L'ultimo a partire come soldato di leva
All'ex deportato la medaglia d'onore

Battista Nozza ha ricevuto la «Medaglia d'onore ai cittadini italiani deportati e internati nei lager nazisti 1943-1945», assegnata dalla presidenza del Consiglio dei ministri, consegnatagli dal presidente del Consiglio comunale Guglielmo Redondi.

Battista Nozza questa mattina ha ricevuto in casa sua in via Costantina a Colognola, la «Medaglia d'onore ai cittadini italiani deportati e internati nei lager nazisti 1943-1945», assegnata dalla presidenza del Consiglio dei ministri in base a una legge del 2006. La medaglia gli è stata consegnata dal presidente del Consiglio comunale di Bergamo, Guglielmo Redondi.

Battista Nozza, classe 1924, ha ricordato quei giorni lontani: «Arrivarono gli americani e ci liberarono. Eravamo in un campo vicino a Berlino, non sapevamo che cosa fare in quel caos. Ci radunammo in una ventina e ci mettemmo in cammino, i nostri stracci messi su un carretto. Camminammo fino a Innsbruck, ottocento chilometri».

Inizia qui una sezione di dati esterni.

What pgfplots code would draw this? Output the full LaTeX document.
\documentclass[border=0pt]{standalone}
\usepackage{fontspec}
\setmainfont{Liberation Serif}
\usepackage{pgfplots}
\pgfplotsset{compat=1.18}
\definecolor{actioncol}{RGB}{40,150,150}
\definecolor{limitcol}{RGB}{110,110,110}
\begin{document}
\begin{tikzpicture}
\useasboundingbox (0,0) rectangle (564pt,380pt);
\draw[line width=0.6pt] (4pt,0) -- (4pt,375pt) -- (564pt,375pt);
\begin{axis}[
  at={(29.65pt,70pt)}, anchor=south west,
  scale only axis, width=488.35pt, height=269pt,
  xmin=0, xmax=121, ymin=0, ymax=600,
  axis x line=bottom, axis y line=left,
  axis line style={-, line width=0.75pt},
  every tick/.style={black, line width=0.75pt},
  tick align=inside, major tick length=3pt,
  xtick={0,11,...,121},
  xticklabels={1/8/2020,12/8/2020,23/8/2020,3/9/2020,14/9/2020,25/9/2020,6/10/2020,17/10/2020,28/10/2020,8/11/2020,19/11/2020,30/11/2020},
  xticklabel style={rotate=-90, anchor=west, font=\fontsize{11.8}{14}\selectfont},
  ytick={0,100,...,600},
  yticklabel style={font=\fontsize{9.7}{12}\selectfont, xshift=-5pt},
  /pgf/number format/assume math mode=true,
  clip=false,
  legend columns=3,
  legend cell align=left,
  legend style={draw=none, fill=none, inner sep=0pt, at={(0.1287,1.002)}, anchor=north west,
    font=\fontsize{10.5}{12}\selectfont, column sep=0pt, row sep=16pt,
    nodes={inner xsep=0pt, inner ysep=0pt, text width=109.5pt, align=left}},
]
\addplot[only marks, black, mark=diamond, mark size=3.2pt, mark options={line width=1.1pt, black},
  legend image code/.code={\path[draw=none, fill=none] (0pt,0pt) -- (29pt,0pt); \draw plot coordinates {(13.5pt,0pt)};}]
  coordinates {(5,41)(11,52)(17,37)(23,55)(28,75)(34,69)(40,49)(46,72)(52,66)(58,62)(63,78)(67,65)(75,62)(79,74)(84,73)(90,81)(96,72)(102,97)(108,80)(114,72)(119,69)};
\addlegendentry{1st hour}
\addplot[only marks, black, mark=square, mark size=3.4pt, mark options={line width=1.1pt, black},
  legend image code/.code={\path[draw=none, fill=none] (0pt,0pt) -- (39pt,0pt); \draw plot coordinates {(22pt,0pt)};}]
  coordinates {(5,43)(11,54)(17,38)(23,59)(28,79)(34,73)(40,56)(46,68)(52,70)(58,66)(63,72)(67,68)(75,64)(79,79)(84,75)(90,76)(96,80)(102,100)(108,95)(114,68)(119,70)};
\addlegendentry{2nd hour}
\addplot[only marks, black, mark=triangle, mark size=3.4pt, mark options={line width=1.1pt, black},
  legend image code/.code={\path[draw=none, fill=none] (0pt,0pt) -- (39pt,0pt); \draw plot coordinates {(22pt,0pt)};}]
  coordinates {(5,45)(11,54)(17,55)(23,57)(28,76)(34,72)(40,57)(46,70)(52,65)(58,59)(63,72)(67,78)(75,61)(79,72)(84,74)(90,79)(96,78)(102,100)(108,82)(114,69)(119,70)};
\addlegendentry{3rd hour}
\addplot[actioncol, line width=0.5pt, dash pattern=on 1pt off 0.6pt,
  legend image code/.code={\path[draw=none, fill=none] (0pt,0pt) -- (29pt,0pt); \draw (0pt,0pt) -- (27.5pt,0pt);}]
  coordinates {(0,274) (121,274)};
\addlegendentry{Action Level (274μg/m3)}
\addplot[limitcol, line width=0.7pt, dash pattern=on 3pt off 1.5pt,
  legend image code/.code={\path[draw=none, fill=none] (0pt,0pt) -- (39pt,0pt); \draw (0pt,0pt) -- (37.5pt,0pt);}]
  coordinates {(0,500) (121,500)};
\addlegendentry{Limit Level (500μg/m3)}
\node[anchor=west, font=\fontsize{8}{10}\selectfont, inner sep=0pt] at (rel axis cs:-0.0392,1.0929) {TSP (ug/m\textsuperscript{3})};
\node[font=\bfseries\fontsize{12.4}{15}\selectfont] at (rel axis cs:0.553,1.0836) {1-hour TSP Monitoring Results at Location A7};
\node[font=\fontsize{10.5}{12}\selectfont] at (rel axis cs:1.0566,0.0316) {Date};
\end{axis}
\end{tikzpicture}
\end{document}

Sessantacinque anni dopo, Battista Nozza ricorda quei giorni seduto nella sua casetta di Colognola. La memoria è ottima, lucida. Camicia bianca, maglioncino e pantaloni grigi, ben stirati. È passata una vita, Battista è emozionato, ma parla volentieri, racconta del suo amore per la musica, del suo violino e del suo pianoforte, delle sue tre figlie che gli hanno dato otto nipoti. Mostra la fotografia della moglie Edvige che non c'è più da sedici anni. Racconta della prigionia.

«Credo di essere stato l'ultimo a partire come soldato di leva, era il 26 agosto 1943, me lo ricordo bene perché era Sant'Alessandro. Sono uscito dall'oratorio e sono partito per Merano, alpino. Mi diedero la divisa, gli scarponi chiodati. Dopo due settimane era l'8 settembre. Noi in caserma eravamo tremila, ma dai generali non arrivò alcun ordine. Così ricordo che arrivarono due camionette di tedeschi con le mitragliatrici e noi deponemmo le armi. Fu una vergogna per noi italiani».

Cominciò l'odissea di Battista e degli altri tremila alpini. Furono portati a piedi a Bolzano, caricati sui treni. «Nel vagone merci eravamo in sessantadue. Ogni tanto aprivano il carro, delle donne, come crocerossine ci davano acqua e qualcosa da mangiare. Dopo una settimana siamo arrivati a Berlino, io ero nel campo di Berlin Spandau. Lavoravamo in fabbrica, dodici ore al giorno, io ero al tornio, lavoravo pezzi di carri armati e dei razzi V2. La cosa più tremenda? La fame».